Смею думать, что это может быть развитие и литературное..
На наших «средах» эти проблемы не обсуждались. А отношение к смерти если и обозначалось, то в основном как сугубо медицинское – быть может, потому, что в литобъединении было много студентов Крымского мединститута. С одним из них я сошелся особенно близко, потом лет на десять мы потеряли друг друга из виду и встретились уже в Москве.
Крупным планом. Валентин КРЫМКО
Тогда, впрочем, он был не Крымко, а Придатко, или даже не Придатко, а Гуревичем – именно под этой фамилией я и знал его в Симферополе. Высокий – на голову выше меня, широкоплечий (одно время баскетболом занимался), с золотой медалью закончивший школу, кандидат в мастера по шахматам, а теперь еще и кандидат медицинских наук… Об этом – что кандидат наук, кардиолог – я узнал уже в Москве, но не удивился: сомневался ли хоть кто-нибудь, что этот рыжеватый детина с прицельно-точным, сосредоточенным взглядом под стеклами очков далеко пойдет!
Его пространные и напористые экспромты на занятиях нашего литературного объединения были по своей логике настолько виртуозны, что мало кто отваживался спорить с ним. Уж я-то – никогда. Во всяком случае – в те наши симферопольские времена. Косноязычный, зажатый, потеющий от волнения, я если и подымался когда со своего стула, то ограничивался несколькими плохо связанными друг с другом фразами, продиктованными не столько рассудком, сколько жившим во мне духом какого-то агрессивного противоречия. Это – от неуверенности. От глубоко запрятанного страха, что меня заподозрят в зависимости от чужих, столь веско и складно высказываемых мнений. Чем авторитетней для меня был человек, тем неудержимей тянуло сказать ему что-либо в пику. Надерзить.

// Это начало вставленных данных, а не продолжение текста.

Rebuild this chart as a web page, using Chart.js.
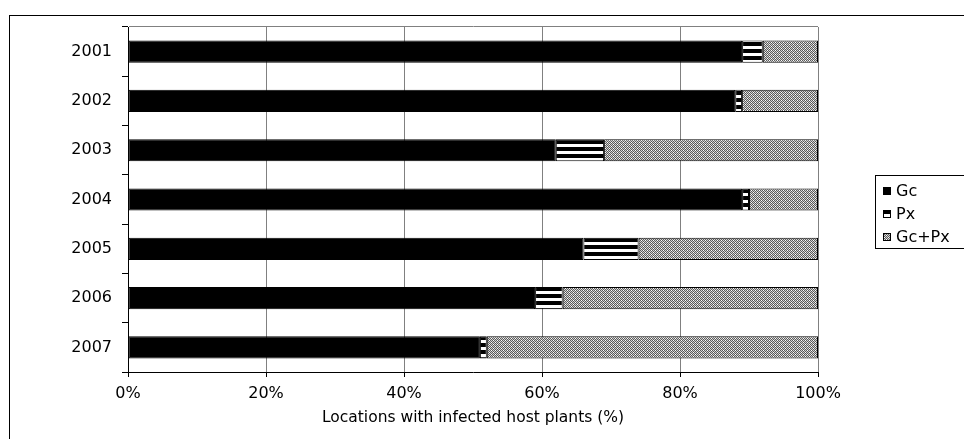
<!DOCTYPE html>
<html>
<head>
<meta charset="utf-8">
<title>Locations with infected host plants</title>
<script src="https://cdn.jsdelivr.net/npm/chart.js@4/dist/chart.umd.min.js"></script>
<style>
	html, body { margin: 0; padding: 0; background: #fff; overflow: hidden; }
	#wrap { position: relative; width: 964px; height: 439px; overflow: hidden; }
	#frame { position: absolute; left: 9px; top: 15px; width: 970px; height: 440px; border-left: 1px solid #000; border-top: 1px solid #000; }
	#chart { position: absolute; left: 0; top: 0; }
	#legend { position: absolute; left: 875px; top: 175px; width: 110px; height: 72px; border: 1px solid #000; background: #fff; margin: 0; padding: 0; list-style: none; }
	#legend li { position: absolute; left: 7px; height: 23px; line-height: 23px; font: 16px "DejaVu Sans", sans-serif; color: #000; white-space: nowrap; }
	#legend canvas { display: inline-block; vertical-align: middle; margin-right: 5px; margin-top: -2px; }
</style>
</head>
<body>
<div id="wrap">
	<div id="frame"></div>
	<canvas id="chart" width="964" height="439"></canvas>
	<ul id="legend"></ul>
</div>
<script>
var years = ['2001', '2002', '2003', '2004', '2005', '2006', '2007'];
var seriesNames = ['Gc', 'Px', 'Gc+Px'];

// share of locations (%) per year
var gcValues = [89, 88, 62, 89, 66, 59, 51];
var pxValues = [3, 1, 7, 1, 8, 4, 1];
var bothValues = [8, 11, 31, 10, 26, 37, 48];

var xTicks = [0, 20, 40, 60, 80, 100];

//______ fill patterns

function makePattern(w, h, paint) {
	var c = document.createElement('canvas');
	c.width = w;
	c.height = h;
	paint(c.getContext('2d'));
	return c.getContext('2d').createPattern(c, 'repeat');
}

var solidFill = '#000';

// wide horizontal stripes
var stripeFill = makePattern(1, 7, function(ctx) {
	ctx.fillStyle = '#000';
	ctx.fillRect(0, 0, 1, 7);
	ctx.fillStyle = '#fff';
	ctx.fillRect(0, 4, 1, 3);
});

// fine checker, reads as mid grey
var checkFill = makePattern(4, 4, function(ctx) {
	ctx.fillStyle = '#d2d2d2';
	ctx.fillRect(0, 0, 4, 4);
	ctx.fillStyle = '#5a5a5a';
	ctx.fillRect(0, 0, 1, 1);
	ctx.fillRect(2, 0, 1, 1);
	ctx.fillRect(1, 1, 1, 1);
	ctx.fillRect(3, 1, 1, 1);
	ctx.fillRect(0, 2, 1, 1);
	ctx.fillRect(2, 2, 1, 1);
	ctx.fillRect(1, 3, 1, 1);
	ctx.fillRect(3, 3, 1, 1);
	ctx.fillStyle = '#fff';
	ctx.fillRect(1, 0, 1, 1);
	ctx.fillRect(3, 2, 1, 1);
});

var fills = [solidFill, stripeFill, checkFill];
var values = [gcValues, pxValues, bothValues];

var datasets = seriesNames.map(function(name, i) {
	return {
		label: name,
		data: values[i],
		backgroundColor: fills[i],
		borderColor: '#000',
		borderWidth: 1,
		borderSkipped: false,
		barPercentage: 0.45,
		categoryPercentage: 1
	};
});

Chart.defaults.font.family = '"DejaVu Sans", sans-serif';
Chart.defaults.font.size = 16;
Chart.defaults.color = '#000';

var chart = new Chart(document.getElementById('chart'), {
	type: 'bar',
	data: { labels: years, datasets: datasets },
	options: {
		indexAxis: 'y',
		responsive: false,
		animation: false,
		devicePixelRatio: 1,
		layout: { padding: { left: 0, right: 146, top: 27, bottom: 8 } },
		plugins: {
			legend: { display: false },
			tooltip: { enabled: false }
		},
		scales: {
			x: {
				stacked: true,
				min: 0,
				max: 100,
				afterBuildTicks: function(scale) {
					scale.ticks = xTicks.map(function(v) { return { value: v }; });
				},
				afterFit: function(scale) { scale.height = 59; },
				ticks: {
					padding: 7,
					callback: function(v) { return v + '%'; }
				},
				grid: { color: '#808080', tickColor: '#000', tickLength: 5 },
				border: { color: '#000', width: 1 },
				title: {
					display: true,
					text: 'Locations with infected host plants (%)',
					font: { size: 15.5 },
					padding: { top: 0, bottom: 4 }
				}
			},
			y: {
				stacked: true,
				afterFit: function(scale) { scale.width = 128; },
				ticks: { padding: 10 },
				grid: {
					offset: true,
					tickLength: 6,
					tickColor: '#000',
					color: function(ctx) { return ctx.index === 0 ? '#808080' : 'rgba(0,0,0,0)'; }
				},
				border: { color: '#000', width: 1 }
			}
		}
	}
});

//______ legend box

function renderLegend() {
	var container = document.getElementById('legend');

	chart.data.datasets.forEach(function(ds, i) {
		var item = document.createElement('li');
		item.style.top = (5 + i * 23) + 'px';

		var swatch = document.createElement('canvas');
		swatch.width = 8;
		swatch.height = 8;
		var ctx = swatch.getContext('2d');
		ctx.fillStyle = ds.backgroundColor;
		ctx.fillRect(0, 0, 8, 8);
		ctx.strokeStyle = '#000';
		ctx.lineWidth = 1;
		ctx.strokeRect(0.5, 0.5, 7, 7);
		item.appendChild(swatch);

		var text = document.createElement('span');
		text.textContent = ds.label;
		item.appendChild(text);

		container.appendChild(item);
	});
}

renderLegend();
</script>
</body>
</html>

Страх зависимости – материальной, моральной, интеллектуальной – поселился во мне очень рано, Валентин же представлялся мне как раз воплощением свободы. Он писал длинные философские стихи, очень умные, казалось мне тогда. С тех пор я не перечитывал их – да и тогда воспринимал в основном на слух; с трудом, надо признаться, воспринимал, но объяснял это не качеством поэтического текста, а невысоким уровнем своего интеллекта. Слушал, однако, очень внимательно, слегка удивляясь, почему он читает их мне, мне одному – во время наших продолжительных прогулок по симферопольским улицам. Читает автору каких-то мини-басенок и рифмованных каламбуров. Не буду скрывать, мне было лестно.

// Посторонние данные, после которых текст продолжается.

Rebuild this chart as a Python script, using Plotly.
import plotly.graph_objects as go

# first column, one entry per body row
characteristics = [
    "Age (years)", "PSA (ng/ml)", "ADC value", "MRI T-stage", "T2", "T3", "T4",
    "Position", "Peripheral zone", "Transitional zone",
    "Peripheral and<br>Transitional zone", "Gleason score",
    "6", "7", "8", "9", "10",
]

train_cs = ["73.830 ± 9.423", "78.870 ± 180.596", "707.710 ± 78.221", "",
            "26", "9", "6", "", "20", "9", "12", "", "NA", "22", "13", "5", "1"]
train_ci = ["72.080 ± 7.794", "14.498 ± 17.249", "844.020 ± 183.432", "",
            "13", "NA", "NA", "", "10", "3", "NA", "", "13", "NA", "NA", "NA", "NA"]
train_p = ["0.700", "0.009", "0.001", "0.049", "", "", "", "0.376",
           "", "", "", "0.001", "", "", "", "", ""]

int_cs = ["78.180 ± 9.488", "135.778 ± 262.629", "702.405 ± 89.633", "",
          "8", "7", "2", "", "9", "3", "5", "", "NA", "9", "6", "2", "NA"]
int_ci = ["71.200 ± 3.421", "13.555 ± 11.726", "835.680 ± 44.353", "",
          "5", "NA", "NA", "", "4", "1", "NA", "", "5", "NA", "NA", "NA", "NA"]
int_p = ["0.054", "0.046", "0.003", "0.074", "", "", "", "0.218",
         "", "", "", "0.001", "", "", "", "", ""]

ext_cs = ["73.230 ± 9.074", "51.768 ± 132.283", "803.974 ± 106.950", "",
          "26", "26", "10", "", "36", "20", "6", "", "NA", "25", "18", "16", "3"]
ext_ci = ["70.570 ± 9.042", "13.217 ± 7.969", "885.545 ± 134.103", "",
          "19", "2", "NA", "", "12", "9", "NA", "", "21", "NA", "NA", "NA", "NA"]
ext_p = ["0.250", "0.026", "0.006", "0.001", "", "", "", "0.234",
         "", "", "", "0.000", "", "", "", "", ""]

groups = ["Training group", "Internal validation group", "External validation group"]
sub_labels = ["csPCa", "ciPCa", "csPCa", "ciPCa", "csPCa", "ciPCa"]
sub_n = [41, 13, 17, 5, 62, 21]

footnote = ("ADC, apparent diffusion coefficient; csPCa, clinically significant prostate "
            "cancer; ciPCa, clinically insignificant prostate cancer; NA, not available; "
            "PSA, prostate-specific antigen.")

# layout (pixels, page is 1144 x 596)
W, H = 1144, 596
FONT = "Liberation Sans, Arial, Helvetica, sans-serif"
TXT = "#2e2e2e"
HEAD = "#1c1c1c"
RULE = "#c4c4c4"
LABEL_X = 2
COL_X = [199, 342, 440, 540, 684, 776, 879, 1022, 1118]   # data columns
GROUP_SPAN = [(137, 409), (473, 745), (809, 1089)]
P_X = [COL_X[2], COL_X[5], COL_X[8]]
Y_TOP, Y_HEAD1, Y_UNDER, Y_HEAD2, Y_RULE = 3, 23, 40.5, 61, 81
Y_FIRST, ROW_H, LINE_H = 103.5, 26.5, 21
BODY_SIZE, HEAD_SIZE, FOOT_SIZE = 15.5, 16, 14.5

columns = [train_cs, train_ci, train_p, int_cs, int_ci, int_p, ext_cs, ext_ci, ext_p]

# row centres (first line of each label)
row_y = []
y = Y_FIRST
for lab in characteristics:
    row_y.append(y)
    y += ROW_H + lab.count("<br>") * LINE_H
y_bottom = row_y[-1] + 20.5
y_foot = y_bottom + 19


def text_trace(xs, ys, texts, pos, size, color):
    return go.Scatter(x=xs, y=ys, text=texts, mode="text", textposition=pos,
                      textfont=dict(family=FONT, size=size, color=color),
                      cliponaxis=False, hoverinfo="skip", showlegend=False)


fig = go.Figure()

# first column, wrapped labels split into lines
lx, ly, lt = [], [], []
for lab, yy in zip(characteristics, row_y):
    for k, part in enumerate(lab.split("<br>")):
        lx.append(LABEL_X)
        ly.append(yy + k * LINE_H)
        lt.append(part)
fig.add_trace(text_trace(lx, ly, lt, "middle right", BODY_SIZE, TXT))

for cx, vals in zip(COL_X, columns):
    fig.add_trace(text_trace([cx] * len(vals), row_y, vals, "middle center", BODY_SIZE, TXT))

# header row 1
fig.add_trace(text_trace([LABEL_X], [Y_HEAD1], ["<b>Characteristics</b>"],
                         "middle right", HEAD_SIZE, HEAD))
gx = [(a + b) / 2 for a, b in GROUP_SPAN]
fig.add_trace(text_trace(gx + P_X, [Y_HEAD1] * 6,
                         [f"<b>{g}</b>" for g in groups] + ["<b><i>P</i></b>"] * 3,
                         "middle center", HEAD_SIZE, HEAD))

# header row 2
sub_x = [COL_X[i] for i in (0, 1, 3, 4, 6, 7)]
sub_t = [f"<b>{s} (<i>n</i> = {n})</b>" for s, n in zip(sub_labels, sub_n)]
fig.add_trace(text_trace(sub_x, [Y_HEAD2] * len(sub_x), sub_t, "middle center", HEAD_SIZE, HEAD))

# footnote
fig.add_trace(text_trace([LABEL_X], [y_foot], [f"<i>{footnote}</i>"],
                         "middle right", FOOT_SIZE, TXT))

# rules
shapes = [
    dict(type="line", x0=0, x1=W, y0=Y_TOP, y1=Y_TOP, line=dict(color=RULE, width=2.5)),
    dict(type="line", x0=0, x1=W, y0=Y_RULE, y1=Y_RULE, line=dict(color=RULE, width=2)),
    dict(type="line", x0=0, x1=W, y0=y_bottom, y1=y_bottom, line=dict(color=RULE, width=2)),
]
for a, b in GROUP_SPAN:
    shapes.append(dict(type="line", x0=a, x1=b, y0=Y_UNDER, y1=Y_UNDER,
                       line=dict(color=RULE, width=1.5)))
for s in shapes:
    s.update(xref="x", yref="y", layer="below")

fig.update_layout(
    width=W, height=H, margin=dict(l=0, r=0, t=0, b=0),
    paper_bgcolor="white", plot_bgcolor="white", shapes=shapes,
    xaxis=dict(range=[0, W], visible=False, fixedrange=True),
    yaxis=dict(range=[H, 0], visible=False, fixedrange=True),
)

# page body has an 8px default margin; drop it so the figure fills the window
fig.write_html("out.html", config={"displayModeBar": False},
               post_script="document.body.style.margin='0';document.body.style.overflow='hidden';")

В Москве он уже стихов не писал – перешел на драматургию. Некоторые из его пьес печатали, а одну поставили, да не где-то, а в Академическом театре имени Вахтангова. Пьеса называлась «Раненые». Премьера состоялась 22 октября 1984 года и была приурочена к надвигающемуся сорокалетию Победы. В том же году я дал ему рекомендацию в Союз писателей.
Свое вступление в Союз Валя отметил торжественно и щедро, в Доме литераторов. Правда, в центре внимания оказался не он, а Михаил Шатров, преуспевающий автор пьес о Ленине, которые шли тогда по всей стране, – он тоже давал рекомендацию. Вывалив поверх штанов обтянутое джинсовой тканью брюхо, седовласый метр Шатров сидел рядом с очередной молоденькой женой, пил минералку и тихим голосом напутствовал моего земляка.

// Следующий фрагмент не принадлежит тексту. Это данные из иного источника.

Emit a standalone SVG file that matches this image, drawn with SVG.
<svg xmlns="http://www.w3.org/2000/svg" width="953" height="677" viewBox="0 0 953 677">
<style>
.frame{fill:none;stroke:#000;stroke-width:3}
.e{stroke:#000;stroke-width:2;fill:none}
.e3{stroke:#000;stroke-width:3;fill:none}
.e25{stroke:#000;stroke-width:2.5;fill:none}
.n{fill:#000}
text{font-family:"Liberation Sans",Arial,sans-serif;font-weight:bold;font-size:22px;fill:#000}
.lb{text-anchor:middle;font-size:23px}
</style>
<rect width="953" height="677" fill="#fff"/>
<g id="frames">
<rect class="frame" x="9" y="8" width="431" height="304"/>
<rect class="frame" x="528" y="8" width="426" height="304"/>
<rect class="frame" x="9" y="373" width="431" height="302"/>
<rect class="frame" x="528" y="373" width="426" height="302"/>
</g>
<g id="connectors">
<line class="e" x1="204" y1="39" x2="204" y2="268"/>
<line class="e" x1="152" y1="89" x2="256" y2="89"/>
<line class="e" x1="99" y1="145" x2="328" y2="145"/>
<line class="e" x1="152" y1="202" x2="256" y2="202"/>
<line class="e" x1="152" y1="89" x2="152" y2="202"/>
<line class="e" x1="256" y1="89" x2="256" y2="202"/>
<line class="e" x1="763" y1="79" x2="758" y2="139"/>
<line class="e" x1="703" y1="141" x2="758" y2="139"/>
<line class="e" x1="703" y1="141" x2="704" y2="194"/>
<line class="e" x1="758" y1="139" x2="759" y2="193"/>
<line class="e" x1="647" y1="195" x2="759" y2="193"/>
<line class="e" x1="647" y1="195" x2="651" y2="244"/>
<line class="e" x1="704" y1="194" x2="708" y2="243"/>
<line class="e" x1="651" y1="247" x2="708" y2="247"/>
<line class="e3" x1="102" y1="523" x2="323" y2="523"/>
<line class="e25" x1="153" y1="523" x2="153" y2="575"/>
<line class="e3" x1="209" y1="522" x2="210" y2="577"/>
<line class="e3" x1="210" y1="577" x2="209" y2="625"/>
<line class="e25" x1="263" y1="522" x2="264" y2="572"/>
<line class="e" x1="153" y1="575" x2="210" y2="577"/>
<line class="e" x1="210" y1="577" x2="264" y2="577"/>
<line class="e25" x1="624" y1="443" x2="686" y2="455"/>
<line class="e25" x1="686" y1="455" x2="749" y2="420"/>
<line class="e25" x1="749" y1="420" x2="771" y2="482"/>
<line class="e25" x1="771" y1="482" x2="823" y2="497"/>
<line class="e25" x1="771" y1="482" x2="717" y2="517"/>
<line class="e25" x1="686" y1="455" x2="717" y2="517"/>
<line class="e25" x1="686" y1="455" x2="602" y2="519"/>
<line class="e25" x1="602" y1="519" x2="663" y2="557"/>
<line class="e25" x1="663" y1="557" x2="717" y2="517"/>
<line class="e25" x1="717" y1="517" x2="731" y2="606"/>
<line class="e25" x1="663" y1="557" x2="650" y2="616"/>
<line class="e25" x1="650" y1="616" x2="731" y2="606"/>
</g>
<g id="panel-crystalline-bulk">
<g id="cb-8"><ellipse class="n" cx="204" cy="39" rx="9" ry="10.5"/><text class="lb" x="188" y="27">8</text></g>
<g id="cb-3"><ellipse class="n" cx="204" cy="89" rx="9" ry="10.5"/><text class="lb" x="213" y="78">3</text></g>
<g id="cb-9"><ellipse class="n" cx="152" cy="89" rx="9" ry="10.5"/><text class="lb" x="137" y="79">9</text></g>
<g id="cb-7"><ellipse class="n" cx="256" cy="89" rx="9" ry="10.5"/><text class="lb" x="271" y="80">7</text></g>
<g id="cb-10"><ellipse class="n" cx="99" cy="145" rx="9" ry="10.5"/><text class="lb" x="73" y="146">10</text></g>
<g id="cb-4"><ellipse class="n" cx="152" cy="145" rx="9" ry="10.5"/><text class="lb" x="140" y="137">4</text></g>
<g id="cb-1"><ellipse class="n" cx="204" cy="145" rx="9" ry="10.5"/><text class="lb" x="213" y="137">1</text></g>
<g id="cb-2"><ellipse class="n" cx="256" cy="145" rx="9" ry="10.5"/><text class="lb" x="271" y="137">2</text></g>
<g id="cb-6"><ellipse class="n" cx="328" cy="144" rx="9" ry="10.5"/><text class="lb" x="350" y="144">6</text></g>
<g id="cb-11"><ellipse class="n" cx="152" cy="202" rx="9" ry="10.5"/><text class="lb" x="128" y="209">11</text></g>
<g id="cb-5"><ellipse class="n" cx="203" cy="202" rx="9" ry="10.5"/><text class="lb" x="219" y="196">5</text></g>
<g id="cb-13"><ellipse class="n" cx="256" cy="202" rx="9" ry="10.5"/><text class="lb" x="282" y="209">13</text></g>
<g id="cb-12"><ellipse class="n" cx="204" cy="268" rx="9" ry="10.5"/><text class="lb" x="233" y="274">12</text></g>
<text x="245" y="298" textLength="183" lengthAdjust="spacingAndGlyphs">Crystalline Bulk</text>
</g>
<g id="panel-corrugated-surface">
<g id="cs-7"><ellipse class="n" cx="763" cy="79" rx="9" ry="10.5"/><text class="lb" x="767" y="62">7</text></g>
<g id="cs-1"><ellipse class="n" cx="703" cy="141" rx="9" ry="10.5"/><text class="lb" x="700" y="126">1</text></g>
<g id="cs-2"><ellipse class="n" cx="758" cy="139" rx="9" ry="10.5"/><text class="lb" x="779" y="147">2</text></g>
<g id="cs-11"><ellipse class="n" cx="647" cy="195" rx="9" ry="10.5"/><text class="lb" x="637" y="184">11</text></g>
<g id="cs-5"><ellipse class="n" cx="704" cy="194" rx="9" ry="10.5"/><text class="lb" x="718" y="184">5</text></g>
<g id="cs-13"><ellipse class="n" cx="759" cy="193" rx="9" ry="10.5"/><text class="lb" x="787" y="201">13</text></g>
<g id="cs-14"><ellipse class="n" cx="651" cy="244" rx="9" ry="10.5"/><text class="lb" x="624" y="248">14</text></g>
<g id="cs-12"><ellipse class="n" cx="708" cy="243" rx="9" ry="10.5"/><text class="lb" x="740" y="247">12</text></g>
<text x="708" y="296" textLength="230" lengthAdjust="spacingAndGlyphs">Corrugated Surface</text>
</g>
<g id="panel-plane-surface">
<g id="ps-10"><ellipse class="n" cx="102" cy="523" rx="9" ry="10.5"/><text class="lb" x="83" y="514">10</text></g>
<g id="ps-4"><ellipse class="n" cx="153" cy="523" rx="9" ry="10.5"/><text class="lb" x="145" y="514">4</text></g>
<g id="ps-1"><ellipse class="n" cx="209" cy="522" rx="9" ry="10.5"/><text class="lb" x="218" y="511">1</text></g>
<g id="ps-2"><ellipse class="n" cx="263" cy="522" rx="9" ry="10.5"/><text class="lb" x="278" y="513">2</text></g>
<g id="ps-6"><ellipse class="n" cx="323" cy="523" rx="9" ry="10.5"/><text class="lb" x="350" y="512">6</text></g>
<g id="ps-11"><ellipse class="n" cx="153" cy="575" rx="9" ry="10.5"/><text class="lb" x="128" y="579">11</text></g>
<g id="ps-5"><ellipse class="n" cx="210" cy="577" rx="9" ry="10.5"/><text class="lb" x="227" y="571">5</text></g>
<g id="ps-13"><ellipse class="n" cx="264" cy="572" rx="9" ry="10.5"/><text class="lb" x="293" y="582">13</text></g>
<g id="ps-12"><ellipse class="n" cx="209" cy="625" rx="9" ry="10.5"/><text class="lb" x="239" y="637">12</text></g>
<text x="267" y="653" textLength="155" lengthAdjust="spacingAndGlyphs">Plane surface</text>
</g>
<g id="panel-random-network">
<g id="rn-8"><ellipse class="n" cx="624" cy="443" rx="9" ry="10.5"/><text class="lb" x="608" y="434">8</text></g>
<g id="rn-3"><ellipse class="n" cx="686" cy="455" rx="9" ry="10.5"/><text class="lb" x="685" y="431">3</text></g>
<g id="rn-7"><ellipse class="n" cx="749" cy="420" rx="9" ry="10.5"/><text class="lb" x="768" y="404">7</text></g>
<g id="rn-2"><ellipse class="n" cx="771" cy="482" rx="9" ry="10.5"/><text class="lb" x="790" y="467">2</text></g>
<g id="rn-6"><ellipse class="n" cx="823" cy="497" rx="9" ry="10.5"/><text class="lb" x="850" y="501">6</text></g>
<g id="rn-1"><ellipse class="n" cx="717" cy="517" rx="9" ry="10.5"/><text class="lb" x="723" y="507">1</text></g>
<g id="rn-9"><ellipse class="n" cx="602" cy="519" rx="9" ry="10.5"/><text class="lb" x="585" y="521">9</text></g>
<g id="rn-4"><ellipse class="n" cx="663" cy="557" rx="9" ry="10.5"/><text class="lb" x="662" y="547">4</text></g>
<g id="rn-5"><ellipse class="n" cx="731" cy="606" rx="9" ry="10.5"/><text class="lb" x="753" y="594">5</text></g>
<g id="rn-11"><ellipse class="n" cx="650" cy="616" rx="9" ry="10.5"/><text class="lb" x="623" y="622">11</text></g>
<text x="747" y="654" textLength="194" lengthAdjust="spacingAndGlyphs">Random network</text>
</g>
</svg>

Валентин слушал со своим обычным, еще по Симферополю памятным мне сосредоточенным вниманием, но казался немного растерянным. Таким же выглядел он и на премьере «Раненых». Прежде, в Крыму, ничего подобного не было – или, может быть, я не замечал, завороженный его стихами, его речами, его страстными и смелыми обличениями тогдашних политических реалий.
Впервые я подметил растерянность на его к тому времени уже обросшим рыжей бородкой лице, когда он объявил, что принял важное решение: поменять фамилию. С фамилией Гуревич, считал, пробиться невозможно, поэтому он берет фамилию матери: Придатко. Сказано – сделано, когда ж дело дошло до публикаций и постановок, то кто-то (кажется, дальновидный Шатров) усомнился: вдруг придется писать в соавторстве, и тогда фамилия Придатко будет выглядеть несколько двусмысленно. Так появился псевдоним Крымко.